Un impuesto que apenas sigue en vigor en dos países europeos (Noruega y Suiza), que tiene un efecto recaudatorio mínimo (menos de 100 millones en Andalucía), pero un tremendo contenido simbólico, con una carga propagandística brutal para una paleoizquierda empeñada en perseguir la riqueza y acabar con el ahorro capaz de generar crecimiento y empleo. Ya lo dijo Mises: «Lo que empuja a las masas al campo socialista no es la ilusión de que el Socialismo las hará ricas, sino la expectativa de que pondrá freno a todos aquellos que son mejores que la masa misma». Ocurre que Juanma Moreno ha vendido mal la iniciativa o lo ha hecho de forma pintoresca (la apelación a los empresarios catalanes para que se instalen en Andalucía). Primero, un argumento de orden moral: hay que acabar con el impuesto por arcaico, antieconómico e injusto, en tanto en cuanto supone una doble imposición de carácter francamente confiscatorio. Y otro de orden práctico: eliminarlo va a permitir con seguridad a las arcas andaluzas ingresar bastante más de lo que supuestamente pierde, porque su supresión estimula el ahorro, elimina obstáculos, alienta la toma de riesgos, introduce dinamismo en la economía, atrae inversión, crea nuevas empresas -incentiva el aumento de tamaño de las existentes- y procura nuevos puestos de trabajo. Ergo, la hacienda autonómica recaudará más por Propiedad, Seguridad Social, IRPF…

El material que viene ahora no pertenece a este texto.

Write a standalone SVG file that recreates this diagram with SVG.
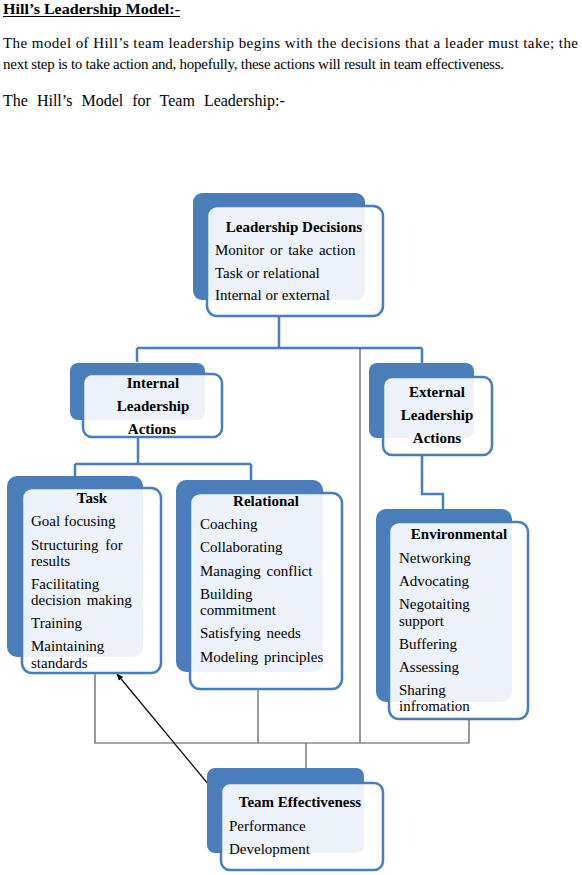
<svg xmlns="http://www.w3.org/2000/svg" width="582" height="875" viewBox="0 0 582 875">
<defs>
<style>
.t{font-family:"Liberation Serif","Times New Roman",serif;font-size:15px;fill:#000}
.b{font-weight:bold;text-anchor:middle}
.back{fill:#4A7EBB}
.front{fill:#fff;fill-opacity:0.9;stroke:#4A7EBB;stroke-width:2.5}
.blue{fill:none;stroke:#4A7EBB;stroke-width:2.5}
.gray{fill:none;stroke:#555;stroke-width:1.2}
</style>
<marker id="ah" viewBox="0 0 10 10" refX="9" refY="5" markerWidth="7" markerHeight="7" orient="auto-start-reverse" markerUnits="userSpaceOnUse">
<path d="M0,1 L10,5 L0,9 z" fill="#000"/>
</marker>
</defs>
<rect width="582" height="875" fill="#fff"/>
<g id="header">
<text class="t" x="3" y="14" font-weight="bold" textLength="177" lengthAdjust="spacingAndGlyphs">Hill’s Leadership Model:-</text>
<line x1="3" y1="16.5" x2="180" y2="16.5" stroke="#000" stroke-width="1.2"/>
<text class="t" x="3" y="48" textLength="575" lengthAdjust="spacing">The model of Hill’s team leadership begins with the decisions that a leader must take; the</text>
<text class="t" x="3" y="69" textLength="501" lengthAdjust="spacing">next step is to take action and, hopefully,  these actions will result in team effectiveness.</text>
<text class="t" x="3" y="106" style="font-size:16px;word-spacing:5px">The Hill’s  Model for Team Leadership:-</text>
</g>
<g id="connectors">
<path class="blue" d="M279,316 V348 M137,348 H422 M137,348 V362 M422,348 V363"/>
<path class="blue" d="M138,437 V464 M75,464 H251 M75,464 V476 M251,464 V480"/>
<path class="blue" d="M422,455 V494 H443 V509"/>
<path class="gray" d="M95,673 V743 H469 V719 M258,689 V743 M360,348 V743 M306,743 V783"/>
<line x1="117" y1="674" x2="223" y2="802" stroke="#000" stroke-width="1.2" marker-start="url(#ah)" marker-end="url(#ah)"/>
</g>
<g id="leadership-decisions">
<rect class="back" x="193" y="193" width="172" height="107" rx="9"/>
<rect class="front" x="207" y="206" width="176" height="110" rx="10"/>
<text class="t b" x="294" y="232">Leadership Decisions</text>
<text class="t" x="215" y="255" word-spacing="2">Monitor  or take action</text>
<text class="t" x="215" y="278">Task or relational</text>
<text class="t" x="215" y="300">Internal  or external</text>
</g>
<g id="internal-actions">
<rect class="back" x="70" y="363" width="135" height="57" rx="8"/>
<rect class="front" x="83" y="374" width="139" height="63" rx="9"/>
<text class="t b" x="153" y="388">Internal</text>
<text class="t b" x="153" y="411">Leadership</text>
<text class="t b" x="152" y="434">Actions</text>
</g>
<g id="external-actions">
<rect class="back" x="369" y="363" width="105" height="75" rx="8"/>
<rect class="front" x="383" y="377" width="109" height="78" rx="9"/>
<text class="t b" x="437" y="397">External</text>
<text class="t b" x="437" y="420">Leadership</text>
<text class="t b" x="437" y="443">Actions</text>
</g>
<g id="task">
<rect class="back" x="7" y="476" width="136" height="181" rx="10"/>
<rect class="front" x="22" y="488" width="139" height="185" rx="10"/>
<text class="t b" x="92" y="503">Task</text>
<text class="t" x="31" y="526">Goal focusing</text>
<text class="t" x="31" y="550" word-spacing="3">Structuring  for</text>
<text class="t" x="31" y="566">results</text>
<text class="t" x="31" y="589">Facilitating</text>
<text class="t" x="31" y="605" word-spacing="2">decision  making</text>
<text class="t" x="31" y="628">Training</text>
<text class="t" x="31" y="651">Maintaining</text>
<text class="t" x="31" y="668">standards</text>
</g>
<g id="relational">
<rect class="back" x="176" y="480" width="147" height="192" rx="10"/>
<rect class="front" x="190" y="493" width="152" height="196" rx="10"/>
<text class="t b" x="266" y="506">Relational</text>
<text class="t" x="200" y="529">Coaching</text>
<text class="t" x="200" y="552">Collaborating</text>
<text class="t" x="200" y="576" word-spacing="2">Managing  conflict</text>
<text class="t" x="200" y="599">Building</text>
<text class="t" x="200" y="615">commitment</text>
<text class="t" x="200" y="638" word-spacing="2">Satisfying  needs</text>
<text class="t" x="200" y="662" word-spacing="2">Modeling  principles</text>
</g>
<g id="environmental">
<rect class="back" x="376" y="509" width="136" height="193" rx="10"/>
<rect class="front" x="389" y="522" width="139" height="197" rx="10"/>
<text class="t b" x="459" y="539">Environmental</text>
<text class="t" x="399" y="563">Networking</text>
<text class="t" x="399" y="586">Advocating</text>
<text class="t" x="399" y="609">Negotaiting</text>
<text class="t" x="399" y="626">support</text>
<text class="t" x="399" y="649">Buffering</text>
<text class="t" x="399" y="672">Assessing</text>
<text class="t" x="399" y="695">Sharing</text>
<text class="t" x="399" y="711">infromation</text>
</g>
<g id="team-effectiveness">
<rect class="back" x="207" y="768" width="157" height="85" rx="8"/>
<rect class="front" x="221" y="783" width="162" height="87" rx="9"/>
<text class="t b" x="300" y="807">Team Effectiveness</text>
<text class="t" x="229" y="831">Performance</text>
<text class="t" x="229" y="854">Development</text>
</g>
</svg>
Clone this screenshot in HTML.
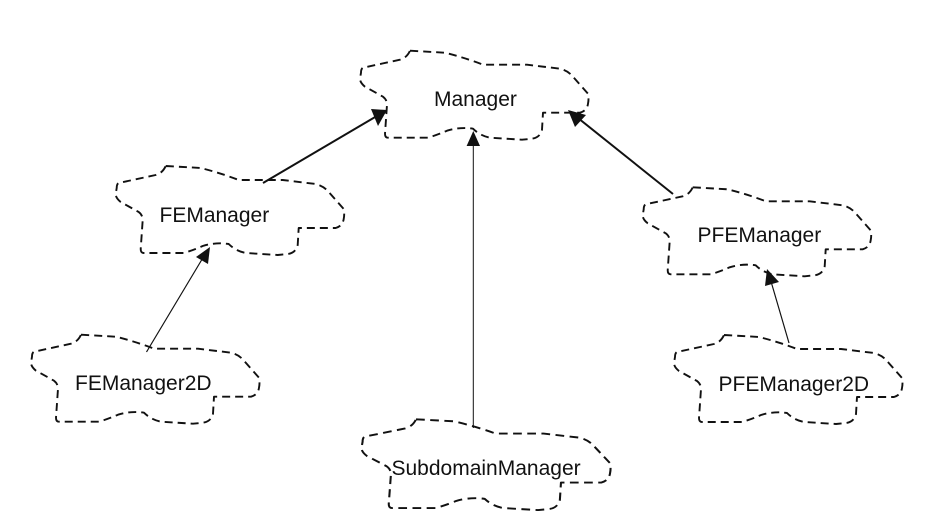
<!DOCTYPE html>
<html><head><meta charset="utf-8"><style>
html,body{margin:0;padding:0;background:#fff}
svg{display:block}
text{font-family:"Liberation Sans",Arial,sans-serif;font-size:21px;fill:#111}
.c{fill:none;stroke:#111;stroke-width:1.9;stroke-dasharray:8 5;stroke-linejoin:round}
</style></head><body>
<svg width="945" height="511" viewBox="0 0 945 511" xmlns="http://www.w3.org/2000/svg">
<defs>
<path id="cloud" class="c" d="M0,0 Q18,1 35,2 Q55,7 73,14 L117,14 L150,18 Q158,20 163,26 L178,43 Q179,48 178,53 Q177,60 170,62 L133,62 L132,79 Q130,87 122,88 L112,89 L80,87 Q70,85 63,78 Q50,76 37,80 Q28,84 18,87 L-22,87 Q-25,87 -25,83 L-23,54 Q-23,49 -27,46 L-45,36 Q-50,32 -50,28 L-49,22 Q-49,18 -47,17 L-10,9 Q-3,7 0,0 Z"/>
</defs>
<use href="#cloud" x="410" y="50.700"/>
<use href="#cloud" x="165.700" y="166"/>
<use href="#cloud" x="81" y="334.700"/>
<use href="#cloud" transform="translate(416 419.300) scale(1.09 1.02)"/>
<use href="#cloud" x="692.700" y="187.300"/>
<use href="#cloud" x="724" y="335"/>

<line x1="263" y1="183" x2="376" y2="116.500" stroke="#111" stroke-width="2"/>
<polygon points="387,110 378,126 371,109" fill="#111"/>
<line x1="473.300" y1="428" x2="473.300" y2="140" stroke="#111" stroke-width="1"/>
<polygon points="473.300,131 480,146 466.600,146" fill="#111"/>
<line x1="673" y1="194" x2="578" y2="118" stroke="#111" stroke-width="2"/>
<polygon points="568,110 586,115 575,127" fill="#111"/>
<line x1="146.500" y1="352" x2="204" y2="256" stroke="#111" stroke-width="1.2"/>
<polygon points="210,247 208,264 196,257" fill="#111"/>
<line x1="789" y1="343" x2="770" y2="278" stroke="#111" stroke-width="1.2"/>
<polygon points="767,269 779,282 765,286" fill="#111"/>

<text x="434" y="106">Manager</text>
<text x="159.500" y="222">FEManager</text>
<text x="75" y="390">FEManager2D</text>
<text x="391.500" y="475">SubdomainManager</text>
<text x="697.500" y="242">PFEManager</text>
<text x="718.500" y="391">PFEManager2D</text>
</svg>
</body></html>
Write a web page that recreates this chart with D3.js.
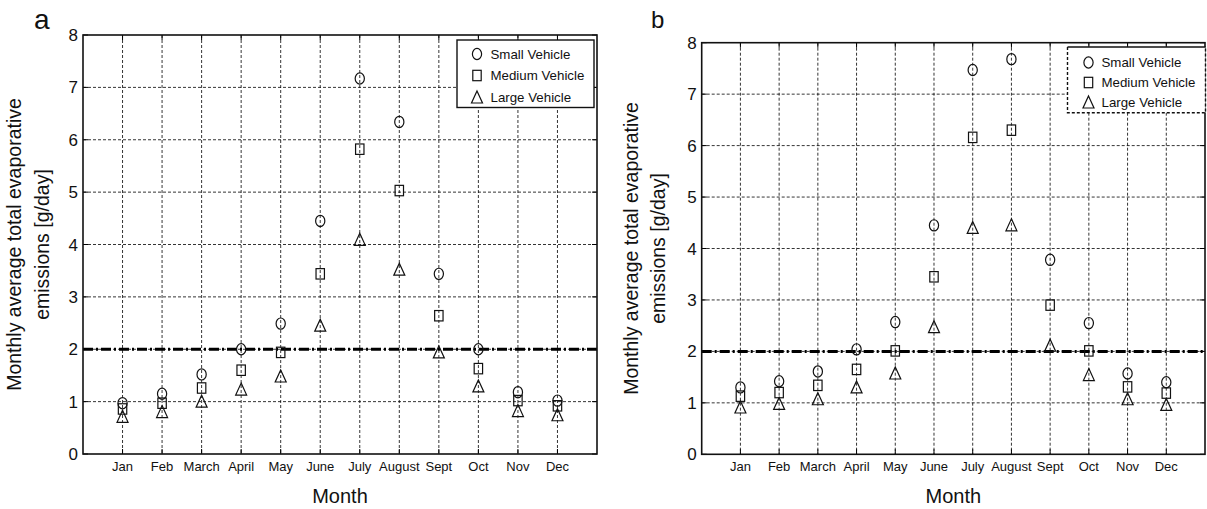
<!DOCTYPE html>
<html>
<head>
<meta charset="utf-8">
<script src="https://cdn.jsdelivr.net/npm/d3@7"></script>
<style>
  body { margin: 0; background: #fff; }
  svg { display: block; font-family: "Liberation Sans", Arial, sans-serif; }
</style>
</head>
<body>
<svg id="chart" width="1207" height="509"></svg>
<script>
// month categories on the x axis
var months = ["Jan", "Feb", "March", "April", "May", "June", "July", "August", "Sept", "Oct", "Nov", "Dec"];
var yTicks = [0, 1, 2, 3, 4, 5, 6, 7, 8];
var seriesNames = ["Small Vehicle", "Medium Vehicle", "Large Vehicle"];
var threshold = 2;

// panel a values (g/day)
var smallA  = [0.97, 1.15, 1.52, 2.00, 2.49, 4.45, 7.17, 6.34, 3.44, 2.00, 1.18, 1.02];
var mediumA = [0.86, 0.97, 1.26, 1.60, 1.94, 3.44, 5.82, 5.03, 2.64, 1.63, 1.02, 0.92];
var largeA  = [0.71, 0.80, 1.00, 1.23, 1.48, 2.45, 4.09, 3.52, 1.94, 1.29, 0.82, 0.74];

// panel b values (g/day)
var smallB  = [1.30, 1.42, 1.61, 2.04, 2.57, 4.45, 7.47, 7.68, 3.78, 2.55, 1.57, 1.40];
var mediumB = [1.13, 1.20, 1.34, 1.65, 2.01, 3.45, 6.16, 6.30, 2.90, 2.01, 1.31, 1.19];
var largeB  = [0.91, 0.98, 1.07, 1.30, 1.57, 2.47, 4.40, 4.45, 2.11, 1.54, 1.07, 0.96];

var svg = d3.select("#chart");

// draws one marker shape centred at 0,0
function marker(g, kind) {
  if (kind === 0) {
    g.append("ellipse").attr("rx", 4.6).attr("ry", 5.6);
  } else if (kind === 1) {
    g.append("rect").attr("x", -4.2).attr("y", -5.2).attr("width", 8.4).attr("height", 10.4);
  } else {
    g.append("path").attr("d", "M0,-6.5L5.5,5.5L-5.5,5.5Z");
  }
}

function drawPanel(p) {
  var x = d3.scaleLinear().domain([0, 13]).range([p.left, p.right]);
  var y = d3.scaleLinear().domain([0, 8]).range([p.bottom, p.top]);
  var g = svg.append("g");

  // dotted grid
  g.append("g").selectAll("line.vg").data(months).enter().append("line")
    .attr("x1", function(d, i) { return x(i + 1); })
    .attr("x2", function(d, i) { return x(i + 1); })
    .attr("y1", p.top).attr("y2", p.bottom)
    .attr("style", "stroke:#000;stroke-width:0.8;stroke-dasharray:3,2;");
  g.append("g").selectAll("line.hg").data(yTicks.slice(1, -1)).enter().append("line")
    .attr("y1", function(d) { return y(d); })
    .attr("y2", function(d) { return y(d); })
    .attr("x1", p.left).attr("x2", p.right)
    .attr("style", "stroke:#000;stroke-width:0.8;stroke-dasharray:3,2;");

  // threshold dash-dot line
  g.append("line")
    .attr("x1", p.left).attr("x2", p.right)
    .attr("y1", y(threshold)).attr("y2", y(threshold))
    .attr("style", "stroke:#000;stroke-width:3;stroke-dasharray:10,3,2,3;");

  // inward ticks on all four sides
  months.forEach(function(m, i) {
    g.append("line").attr("x1", x(i + 1)).attr("x2", x(i + 1)).attr("y1", p.bottom).attr("y2", p.bottom - 5)
      .attr("style", "stroke:#000;stroke-width:1;");
    g.append("line").attr("x1", x(i + 1)).attr("x2", x(i + 1)).attr("y1", p.top).attr("y2", p.top + 5)
      .attr("style", "stroke:#000;stroke-width:1;");
  });
  yTicks.forEach(function(t) {
    g.append("line").attr("x1", p.left).attr("x2", p.left + 5).attr("y1", y(t)).attr("y2", y(t))
      .attr("style", "stroke:#000;stroke-width:1;");
    g.append("line").attr("x1", p.right).attr("x2", p.right - 5).attr("y1", y(t)).attr("y2", y(t))
      .attr("style", "stroke:#000;stroke-width:1;");
  });

  // box
  g.append("rect")
    .attr("x", p.left).attr("y", p.top)
    .attr("width", p.right - p.left).attr("height", p.bottom - p.top)
    .attr("style", "fill:none;stroke:#111;stroke-width:1.6;");

  // tick labels
  g.append("g").selectAll("text").data(months).enter().append("text")
    .attr("x", function(d, i) { return x(i + 1); })
    .attr("y", p.bottom + 17)
    .attr("text-anchor", "middle")
    .attr("style", "font-size:13px;fill:#111;")
    .text(function(d) { return d; });
  g.append("g").selectAll("text").data(yTicks).enter().append("text")
    .attr("x", p.left - 5)
    .attr("y", function(d) { return y(d) + 6; })
    .attr("text-anchor", "end")
    .attr("style", "font-size:17px;fill:#111;")
    .text(function(d) { return d; });

  // axis titles
  var cy = (p.top + p.bottom) / 2;
  g.append("text")
    .attr("transform", "translate(" + p.ylab1 + "," + cy + ") rotate(-90)")
    .attr("text-anchor", "middle")
    .attr("style", "font-size:19.5px;fill:#111;")
    .text("Monthly average total evaporative");
  g.append("text")
    .attr("transform", "translate(" + p.ylab2 + "," + cy + ") rotate(-90)")
    .attr("text-anchor", "middle")
    .attr("style", "font-size:19.5px;fill:#111;")
    .text("emissions [g/day]");
  g.append("text")
    .attr("x", (p.left + p.right) / 2).attr("y", 503)
    .attr("text-anchor", "middle")
    .attr("style", "font-size:20px;fill:#111;")
    .text("Month");

  // panel letter
  g.append("text")
    .attr("x", p.letterX).attr("y", p.letterY)
    .attr("style", "font-size:" + p.letterSize + "px;fill:#111;")
    .text(p.letter);

  // data markers
  p.series.forEach(function(vals, k) {
    g.append("g").selectAll("g").data(vals).enter().append("g")
      .attr("transform", function(d, i) { return "translate(" + x(i + 1) + "," + y(d) + ")"; })
      .attr("style", "fill:none;stroke:#111;stroke-width:1.2;")
      .each(function() { marker(d3.select(this), k); });
  });

  // legend
  var L = p.legend;
  var lg = g.append("g");
  lg.append("rect")
    .attr("x", L.x0).attr("y", L.y0).attr("width", L.x1 - L.x0).attr("height", L.y1 - L.y0)
    .attr("style", "fill:#fff;stroke:none;");
  if (L.dashed) {
    lg.append("line").attr("x1", L.x0).attr("x2", L.x1).attr("y1", L.y0).attr("y2", L.y0)
      .attr("style", "stroke:#111;stroke-width:1.4;");
    lg.append("path")
      .attr("d", "M" + L.x0 + "," + L.y0 + "V" + L.y1 + "H" + L.x1 + "V" + L.y0)
      .attr("style", "fill:none;stroke:#111;stroke-width:1.4;stroke-dasharray:3,2;");
  } else {
    lg.append("rect")
      .attr("x", L.x0).attr("y", L.y0).attr("width", L.x1 - L.x0).attr("height", L.y1 - L.y0)
      .attr("style", "fill:none;stroke:#111;stroke-width:1.4;");
  }
  seriesNames.forEach(function(name, k) {
    var row = lg.append("g").attr("transform", "translate(" + L.mx + "," + L.rows[k] + ")");
    var m = row.append("g").attr("style", "fill:none;stroke:#111;stroke-width:1.2;");
    marker(m, k);
    row.append("text")
      .attr("x", L.tx - L.mx).attr("y", 4.5)
      .attr("style", "font-size:13.3px;fill:#111;")
      .text(name);
  });
}

drawPanel({
  left: 83, right: 597, top: 35, bottom: 454,
  ylab1: 21, ylab2: 49,
  letter: "a", letterX: 34, letterY: 29, letterSize: 28,
  series: [smallA, mediumA, largeA],
  legend: { x0: 457, x1: 594, y0: 40, y1: 107.5, mx: 477, tx: 490.5, rows: [54, 75.5, 97.5], dashed: false }
});

drawPanel({
  left: 701.7, right: 1205, top: 42.7, bottom: 454.3,
  ylab1: 638, ylab2: 665,
  letter: "b", letterX: 651, letterY: 28, letterSize: 24,
  series: [smallB, mediumB, largeB],
  legend: { x0: 1067.5, x1: 1205.5, y0: 47, y1: 112.7, mx: 1088.5, tx: 1101.5, rows: [62.5, 82.5, 102.5], dashed: true }
});
</script>
</body>
</html>
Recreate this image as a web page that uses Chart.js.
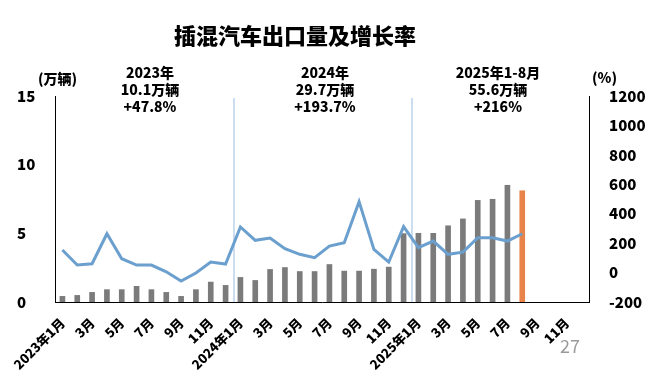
<!DOCTYPE html>
<html>
<head>
<meta charset="utf-8">
<script src="https://cdn.jsdelivr.net/npm/chart.js@4"></script>
<style>
  html, body { margin: 0; padding: 0; background: #fff; }
  #wrap { width: 651px; height: 380px; position: relative; }
</style>
</head>
<body>
<div id="wrap"><canvas id="c"></canvas></div>
<script>
// months 2023-01 .. 2025-12
const months = [
  '2023年1月','2月','3月','4月','5月','6月','7月','8月','9月','10月','11月','12月',
  '2024年1月','2月','3月','4月','5月','6月','7月','8月','9月','10月','11月','12月',
  '2025年1月','2月','3月','4月','5月','6月','7月','8月','9月','10月','11月','12月'
];
// export volume (万辆)
const volume = [
  0.41, 0.48, 0.70, 0.90, 0.90, 1.14, 0.90, 0.70, 0.41, 0.90, 1.45, 1.21,
  1.79, 1.57, 2.37, 2.51, 2.22, 2.22, 2.73, 2.25, 2.25, 2.39, 2.54, 4.98,
  5.00, 5.00, 5.55, 6.05, 7.40, 7.48, 8.50, 8.10
];
// year-on-year growth (%)
const growth = [
  153, 51, 60, 264, 94, 51, 51, 5, -58, -3, 71, 58,
  310, 219, 235, 162, 124, 101, 180, 203, 482, 158, 71, 312,
  169, 214, 124, 139, 237, 237, 214, 264
];
const yearNotes = [
  { lines: ['2023年', '10.1万辆', '+47.8%'], x: 150 },
  { lines: ['2024年', '29.7万辆', '+193.7%'], x: 325 },
  { lines: ['2025年1-8月', '55.6万辆', '+216%'], x: 498 }
];
const yearBreaks = [12, 24];

const FONT = '"Noto Sans CJK SC", "Noto Sans", sans-serif';
const barColors = volume.map((v, i) => i === volume.length - 1 ? '#E8834A' : '#7B7B7B');

const textPlugin = {
  id: 'texts',
  beforeDatasetsDraw(chart) {
    const { ctx, chartArea, scales } = chart;
    ctx.save();
    ctx.strokeStyle = '#A9C8E4';
    ctx.lineWidth = 1.2;
    yearBreaks.forEach(b => {
      const x = (scales.x.getPixelForValue(b - 1) + scales.x.getPixelForValue(b)) / 2 + 1;
      ctx.beginPath();
      ctx.moveTo(x, chartArea.top + 2);
      ctx.lineTo(x, chartArea.bottom);
      ctx.stroke();
    });
    ctx.restore();
  },
  afterDraw(chart) {
    const { ctx } = chart;
    ctx.save();
    ctx.fillStyle = '#000';
    ctx.textAlign = 'center';
    ctx.textBaseline = 'middle';
    ctx.font = '900 22px ' + FONT;
    ctx.fillText('插混汽车出口量及增长率', 295, 36);
    ctx.font = '900 14px ' + FONT;
    yearNotes.forEach(n => {
      n.lines.forEach((t, k) => ctx.fillText(t, n.x, 73 + k * 17));
    });
    ctx.textAlign = 'left';
    ctx.fillText('(万辆)', 38, 79);
    ctx.fillText('(%)', 592, 78);
    ctx.fillStyle = '#9a9a9a';
    ctx.font = '18px ' + FONT;
    ctx.fillText('27', 560, 346);
    ctx.restore();
  }
};

new Chart(document.getElementById('c'), {
  type: 'bar',
  data: {
    labels: months,
    datasets: [
      {
        type: 'line',
        data: growth,
        yAxisID: 'y1',
        borderColor: '#6B9FCE',
        borderWidth: 3,
        pointRadius: 0,
        tension: 0,
        order: 0
      },
      {
        type: 'bar',
        data: volume,
        yAxisID: 'y',
        backgroundColor: barColors,
        barThickness: 5,
        order: 1
      }
    ]
  },
  options: {
    responsive: true,
    maintainAspectRatio: false,
    animation: false,
    layout: { padding: { top: 96, left: 17, right: 0, bottom: 0 } },
    plugins: { legend: { display: false }, tooltip: { enabled: false } },
    scales: {
      x: {
        grid: { display: false },
        border: { display: true, color: '#000', width: 1 },
        afterFit: s => { s.height = 78; },
        ticks: {
          autoSkip: false,
          maxRotation: 45,
          minRotation: 45,
          padding: 5,
          color: '#000',
          font: { family: FONT, size: 13, weight: '900' },
          callback: (v, i) => i % 2 === 0 ? months[i] : ''
        }
      },
      y: {
        position: 'left',
        min: 0, max: 15,
        grid: { display: false },
        border: { display: true, color: '#000', width: 1 },
        afterFit: s => { s.width = 38; },
        ticks: {
          stepSize: 5,
          crossAlign: 'far',
          color: '#000',
          font: { family: FONT, size: 15, weight: '900' }
        }
      },
      y1: {
        position: 'right',
        min: -200, max: 1200,
        grid: { display: false },
        border: { display: true, color: '#000', width: 1 },
        afterFit: s => { s.width = 62; },
        ticks: {
          stepSize: 200,
          padding: 12,
          color: '#000',
          font: { family: FONT, size: 15, weight: '900' },
          callback: v => String(v)
        }
      }
    }
  },
  plugins: [textPlugin]
});
</script>
</body>
</html>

Un círculo virtuoso que puede colocar definitivamente a Andalucía a la cabeza del crecimiento económico español. Una oportunidad de oro para el definitivo despegue andaluz, que es probablemente lo que más preocupa al PSOE: la posibilidad de que la comunidad más poblada del país y la segunda en extensión deje de formar parte de una vez del tradicional ecosistema socialista basado en «el desempleo crónico y la sociedad dependiente de la Caja B de la Casa del Pueblo», como aquí escribía el jueves Carlos Martínez Gorriarán (‘El cuento del buen corrupto, un relato socialista’). Hora de romper las cadenas. Lo comprobó el propio Bonilla cuando constató que los 540 millones que dejó de ingresar en las cinco rebajas fiscales efectuadas desde que está al frente de la Junta se transformaron en ingresos extras de 1.100 millones. También lo experimentó Macron cuando, en 2019, decidió acabar con el Impuesto Sobre las Fortunas (ISF) francés, que sustituyó por otro sobre bienes inmuebles. «No deben contarse mentiras», protestó recientemente el galo. «Reintroducir el ISF no mejoraría la vida de un solo chaleco amarillo y volveríamos a poner en fuga a quienes se habían exiliado para dejar de pagarlo».